An interview with Adam Pisoni, American entrepreneur and previously, co-founder of CTO and Yammer, brings back to my table the issue of efficiency. Pisoni is very articulate on this:
“Efficiency is great if you can plan for the long-term. If you know what you’re going to do for a long period of time, you can really get into the nuts and bolts of how to do it efficiently. (…) The minute the future becomes unpredictable, efficiency can become your enemy”.
Slack in the system is often seen as inefficient.
‘Slack in the system’ allows for experimentation, adaptation, rapid reaction and rapid ‘grow-post-stress’, the basis of the antifragile concept. Innovation requires slack. You can’t have innovation without it.

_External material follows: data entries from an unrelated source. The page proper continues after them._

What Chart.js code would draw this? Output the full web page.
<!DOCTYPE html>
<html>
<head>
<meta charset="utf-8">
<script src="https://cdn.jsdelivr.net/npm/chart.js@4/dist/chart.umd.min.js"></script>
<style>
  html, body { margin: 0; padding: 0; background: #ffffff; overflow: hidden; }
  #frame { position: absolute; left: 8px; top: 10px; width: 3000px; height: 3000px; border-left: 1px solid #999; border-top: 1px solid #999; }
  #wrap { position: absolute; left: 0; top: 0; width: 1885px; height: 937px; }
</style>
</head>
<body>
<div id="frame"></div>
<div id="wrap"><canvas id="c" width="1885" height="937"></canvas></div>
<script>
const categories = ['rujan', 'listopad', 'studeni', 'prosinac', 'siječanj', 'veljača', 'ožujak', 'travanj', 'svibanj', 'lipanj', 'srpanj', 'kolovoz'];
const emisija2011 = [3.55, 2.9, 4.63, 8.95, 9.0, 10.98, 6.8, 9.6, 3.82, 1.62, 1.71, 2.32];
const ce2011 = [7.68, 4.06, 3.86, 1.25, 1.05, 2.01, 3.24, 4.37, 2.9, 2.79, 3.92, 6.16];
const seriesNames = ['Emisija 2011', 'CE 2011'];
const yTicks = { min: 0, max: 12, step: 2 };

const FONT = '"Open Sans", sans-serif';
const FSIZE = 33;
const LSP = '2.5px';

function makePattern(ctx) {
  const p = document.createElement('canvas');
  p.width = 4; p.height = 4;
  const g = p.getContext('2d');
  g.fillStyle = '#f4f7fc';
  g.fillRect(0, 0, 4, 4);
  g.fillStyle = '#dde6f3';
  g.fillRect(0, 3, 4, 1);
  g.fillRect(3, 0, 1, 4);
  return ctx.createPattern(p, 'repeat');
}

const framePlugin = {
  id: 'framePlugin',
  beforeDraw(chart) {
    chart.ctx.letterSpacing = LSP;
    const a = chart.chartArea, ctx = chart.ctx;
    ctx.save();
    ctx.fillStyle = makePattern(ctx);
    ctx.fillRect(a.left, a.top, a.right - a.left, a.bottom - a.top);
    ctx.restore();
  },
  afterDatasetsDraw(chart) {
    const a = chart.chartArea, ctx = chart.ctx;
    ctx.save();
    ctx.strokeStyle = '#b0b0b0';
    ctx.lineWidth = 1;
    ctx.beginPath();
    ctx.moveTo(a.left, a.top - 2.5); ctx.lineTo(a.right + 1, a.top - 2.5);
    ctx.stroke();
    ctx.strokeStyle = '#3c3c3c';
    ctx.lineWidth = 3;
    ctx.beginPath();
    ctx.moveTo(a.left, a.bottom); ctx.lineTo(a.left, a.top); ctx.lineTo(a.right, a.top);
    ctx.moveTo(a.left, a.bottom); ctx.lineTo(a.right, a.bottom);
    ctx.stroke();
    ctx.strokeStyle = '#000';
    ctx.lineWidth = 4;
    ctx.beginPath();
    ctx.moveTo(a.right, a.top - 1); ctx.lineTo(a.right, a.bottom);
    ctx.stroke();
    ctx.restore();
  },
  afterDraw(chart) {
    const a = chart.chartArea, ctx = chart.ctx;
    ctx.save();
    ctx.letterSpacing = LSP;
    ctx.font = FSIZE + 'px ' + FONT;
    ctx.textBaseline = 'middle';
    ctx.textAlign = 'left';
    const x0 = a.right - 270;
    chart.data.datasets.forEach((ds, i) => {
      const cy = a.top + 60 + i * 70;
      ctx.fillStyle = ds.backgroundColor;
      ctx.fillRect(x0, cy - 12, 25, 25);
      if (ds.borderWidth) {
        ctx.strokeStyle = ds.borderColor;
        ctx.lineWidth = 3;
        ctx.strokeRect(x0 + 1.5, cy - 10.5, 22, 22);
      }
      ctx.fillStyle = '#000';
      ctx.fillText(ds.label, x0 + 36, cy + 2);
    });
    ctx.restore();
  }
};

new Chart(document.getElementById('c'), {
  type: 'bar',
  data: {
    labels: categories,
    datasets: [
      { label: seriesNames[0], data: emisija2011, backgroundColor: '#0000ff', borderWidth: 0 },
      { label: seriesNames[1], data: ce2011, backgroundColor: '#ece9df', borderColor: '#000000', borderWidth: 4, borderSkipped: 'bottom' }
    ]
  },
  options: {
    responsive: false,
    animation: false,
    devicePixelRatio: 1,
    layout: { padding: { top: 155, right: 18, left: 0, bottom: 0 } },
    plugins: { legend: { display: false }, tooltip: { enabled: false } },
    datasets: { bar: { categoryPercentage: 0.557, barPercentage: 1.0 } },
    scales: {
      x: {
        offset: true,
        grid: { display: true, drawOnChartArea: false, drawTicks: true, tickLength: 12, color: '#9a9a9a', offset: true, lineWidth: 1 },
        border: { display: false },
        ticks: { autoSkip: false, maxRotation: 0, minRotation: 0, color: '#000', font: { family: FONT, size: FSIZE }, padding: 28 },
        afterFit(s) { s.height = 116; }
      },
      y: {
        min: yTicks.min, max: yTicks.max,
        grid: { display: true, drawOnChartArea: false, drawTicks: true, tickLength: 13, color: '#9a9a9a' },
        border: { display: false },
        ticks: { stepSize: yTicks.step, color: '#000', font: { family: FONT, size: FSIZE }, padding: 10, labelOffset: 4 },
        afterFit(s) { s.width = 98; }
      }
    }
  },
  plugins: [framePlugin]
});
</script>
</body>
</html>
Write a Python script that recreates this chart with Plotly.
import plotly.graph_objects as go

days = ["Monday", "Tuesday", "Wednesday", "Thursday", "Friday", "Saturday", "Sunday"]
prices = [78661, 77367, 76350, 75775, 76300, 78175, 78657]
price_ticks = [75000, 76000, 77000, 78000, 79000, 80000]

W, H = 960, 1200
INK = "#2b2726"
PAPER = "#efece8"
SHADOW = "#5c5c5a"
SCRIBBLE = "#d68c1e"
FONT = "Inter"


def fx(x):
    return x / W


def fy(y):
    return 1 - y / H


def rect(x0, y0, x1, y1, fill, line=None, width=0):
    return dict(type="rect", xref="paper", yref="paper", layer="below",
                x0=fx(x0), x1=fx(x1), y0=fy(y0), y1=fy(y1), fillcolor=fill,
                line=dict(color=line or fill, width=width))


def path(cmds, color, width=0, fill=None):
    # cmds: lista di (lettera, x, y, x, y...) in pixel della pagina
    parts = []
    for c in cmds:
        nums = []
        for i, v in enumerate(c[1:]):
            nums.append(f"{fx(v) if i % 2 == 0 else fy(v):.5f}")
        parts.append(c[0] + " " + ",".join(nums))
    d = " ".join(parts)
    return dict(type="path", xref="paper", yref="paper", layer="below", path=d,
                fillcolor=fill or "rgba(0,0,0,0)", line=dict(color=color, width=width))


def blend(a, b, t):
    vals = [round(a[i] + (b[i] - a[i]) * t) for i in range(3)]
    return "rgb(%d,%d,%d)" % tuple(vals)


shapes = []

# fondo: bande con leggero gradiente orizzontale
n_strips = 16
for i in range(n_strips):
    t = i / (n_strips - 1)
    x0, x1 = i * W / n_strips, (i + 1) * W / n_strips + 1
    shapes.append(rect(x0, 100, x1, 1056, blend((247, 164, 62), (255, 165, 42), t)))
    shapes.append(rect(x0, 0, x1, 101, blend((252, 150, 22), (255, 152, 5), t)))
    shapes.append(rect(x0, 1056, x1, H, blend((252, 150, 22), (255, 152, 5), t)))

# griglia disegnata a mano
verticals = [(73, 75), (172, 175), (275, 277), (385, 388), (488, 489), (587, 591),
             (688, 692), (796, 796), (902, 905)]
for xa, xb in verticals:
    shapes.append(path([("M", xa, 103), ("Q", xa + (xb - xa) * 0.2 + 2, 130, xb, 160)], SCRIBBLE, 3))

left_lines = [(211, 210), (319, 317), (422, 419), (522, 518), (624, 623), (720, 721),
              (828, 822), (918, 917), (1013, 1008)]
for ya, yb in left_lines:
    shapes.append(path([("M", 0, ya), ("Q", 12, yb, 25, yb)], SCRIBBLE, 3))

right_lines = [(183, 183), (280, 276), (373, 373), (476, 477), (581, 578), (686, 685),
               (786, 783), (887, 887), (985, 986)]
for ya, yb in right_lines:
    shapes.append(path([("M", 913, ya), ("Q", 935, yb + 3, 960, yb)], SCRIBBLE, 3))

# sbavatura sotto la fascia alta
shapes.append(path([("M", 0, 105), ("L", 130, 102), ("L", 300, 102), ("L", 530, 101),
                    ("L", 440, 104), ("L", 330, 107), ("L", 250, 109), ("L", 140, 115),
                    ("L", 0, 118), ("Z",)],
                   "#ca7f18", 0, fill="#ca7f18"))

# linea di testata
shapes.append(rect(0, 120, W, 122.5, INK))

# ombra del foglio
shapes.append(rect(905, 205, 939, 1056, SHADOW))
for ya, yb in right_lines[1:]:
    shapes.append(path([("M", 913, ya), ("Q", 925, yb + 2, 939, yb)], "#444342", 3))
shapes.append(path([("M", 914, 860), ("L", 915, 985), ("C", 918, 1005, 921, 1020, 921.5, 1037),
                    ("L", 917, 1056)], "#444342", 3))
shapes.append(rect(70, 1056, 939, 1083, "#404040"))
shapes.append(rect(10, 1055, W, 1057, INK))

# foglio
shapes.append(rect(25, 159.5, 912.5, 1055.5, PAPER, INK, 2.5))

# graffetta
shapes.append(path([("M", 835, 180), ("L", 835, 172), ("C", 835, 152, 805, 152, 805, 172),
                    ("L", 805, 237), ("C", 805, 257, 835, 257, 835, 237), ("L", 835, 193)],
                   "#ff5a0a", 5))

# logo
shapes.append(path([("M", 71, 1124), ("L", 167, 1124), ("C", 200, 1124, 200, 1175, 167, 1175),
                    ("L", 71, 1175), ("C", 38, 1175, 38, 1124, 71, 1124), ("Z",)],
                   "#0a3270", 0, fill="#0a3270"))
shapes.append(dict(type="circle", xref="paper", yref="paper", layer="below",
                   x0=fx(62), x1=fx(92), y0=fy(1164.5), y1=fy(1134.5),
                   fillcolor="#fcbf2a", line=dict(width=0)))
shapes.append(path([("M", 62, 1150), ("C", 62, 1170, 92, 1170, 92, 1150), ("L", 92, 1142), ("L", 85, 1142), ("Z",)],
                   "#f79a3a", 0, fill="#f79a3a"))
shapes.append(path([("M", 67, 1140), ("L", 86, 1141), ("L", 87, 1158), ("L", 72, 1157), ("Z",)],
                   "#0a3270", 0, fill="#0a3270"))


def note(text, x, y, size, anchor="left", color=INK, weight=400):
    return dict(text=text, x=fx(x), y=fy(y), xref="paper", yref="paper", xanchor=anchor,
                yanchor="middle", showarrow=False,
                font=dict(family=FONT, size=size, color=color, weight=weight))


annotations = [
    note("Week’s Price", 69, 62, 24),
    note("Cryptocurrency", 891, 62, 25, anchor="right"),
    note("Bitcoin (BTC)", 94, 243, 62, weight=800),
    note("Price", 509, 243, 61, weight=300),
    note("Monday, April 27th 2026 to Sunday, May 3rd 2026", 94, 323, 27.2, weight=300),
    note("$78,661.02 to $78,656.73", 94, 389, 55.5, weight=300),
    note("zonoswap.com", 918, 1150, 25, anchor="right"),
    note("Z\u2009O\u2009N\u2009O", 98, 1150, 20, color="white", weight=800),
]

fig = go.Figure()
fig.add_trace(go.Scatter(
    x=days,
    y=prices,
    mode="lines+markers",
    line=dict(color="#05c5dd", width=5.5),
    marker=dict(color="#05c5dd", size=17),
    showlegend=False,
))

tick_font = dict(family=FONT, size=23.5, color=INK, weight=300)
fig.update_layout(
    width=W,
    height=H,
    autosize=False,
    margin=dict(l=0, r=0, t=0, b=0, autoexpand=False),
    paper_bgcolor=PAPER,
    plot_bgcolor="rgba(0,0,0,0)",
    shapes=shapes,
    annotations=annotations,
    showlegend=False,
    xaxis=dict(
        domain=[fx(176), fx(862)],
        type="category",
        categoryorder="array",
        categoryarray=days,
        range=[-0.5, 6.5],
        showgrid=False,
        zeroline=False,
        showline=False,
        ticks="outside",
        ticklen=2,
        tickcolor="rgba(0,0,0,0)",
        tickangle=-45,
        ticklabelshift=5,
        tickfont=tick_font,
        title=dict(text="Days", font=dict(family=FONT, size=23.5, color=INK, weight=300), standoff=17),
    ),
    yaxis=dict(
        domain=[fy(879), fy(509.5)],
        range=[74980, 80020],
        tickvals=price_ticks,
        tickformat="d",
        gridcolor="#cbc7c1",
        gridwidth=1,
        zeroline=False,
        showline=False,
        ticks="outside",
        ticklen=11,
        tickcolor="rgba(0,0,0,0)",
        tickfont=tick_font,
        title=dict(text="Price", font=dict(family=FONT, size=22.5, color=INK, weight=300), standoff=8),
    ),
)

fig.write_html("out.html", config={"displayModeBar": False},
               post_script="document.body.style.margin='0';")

The efficiency-innovation tension can be described as follows:
Efficiency requires predictable, repetitive, reproducible, reliable processes. Innovation requires the unpredictability of the answers.
Efficiency pushes for ‘zero defects ‘and ‘do it right first time’. Innovation pushes for trial and error, playing and prototyping.
Efficiency requires rational approach, logic, comfort of ‘making sense’. Innovation grows in irrationality, the unconventional and the contrarian.
Efficiency loves ‘closure’, the finished and stable situation. Innovation requires to ‘stay in beta’, the unfinished, the unstable.
Efficiency’s motto is ‘focus, focus, focus’, Innovation is crying for broad views, helicopter views and ‘connection of the dots’.
‘Slack in the system’ is a source of competitive advantage, to use business jargon. Pisoni quotes Zara, the Spanish clothing empire which runs manufacturing at maximum 80% capacity, to be able to respond on the spot to a new idea coming from any of the world outlets, and produce super fast a stock of product for testing.
Innovation and responsiveness requires slack. Slack is inefficient, for some people. A bit of inefficiency could save you. The minute the future becomes unpredictable, efficiency can become your enemy.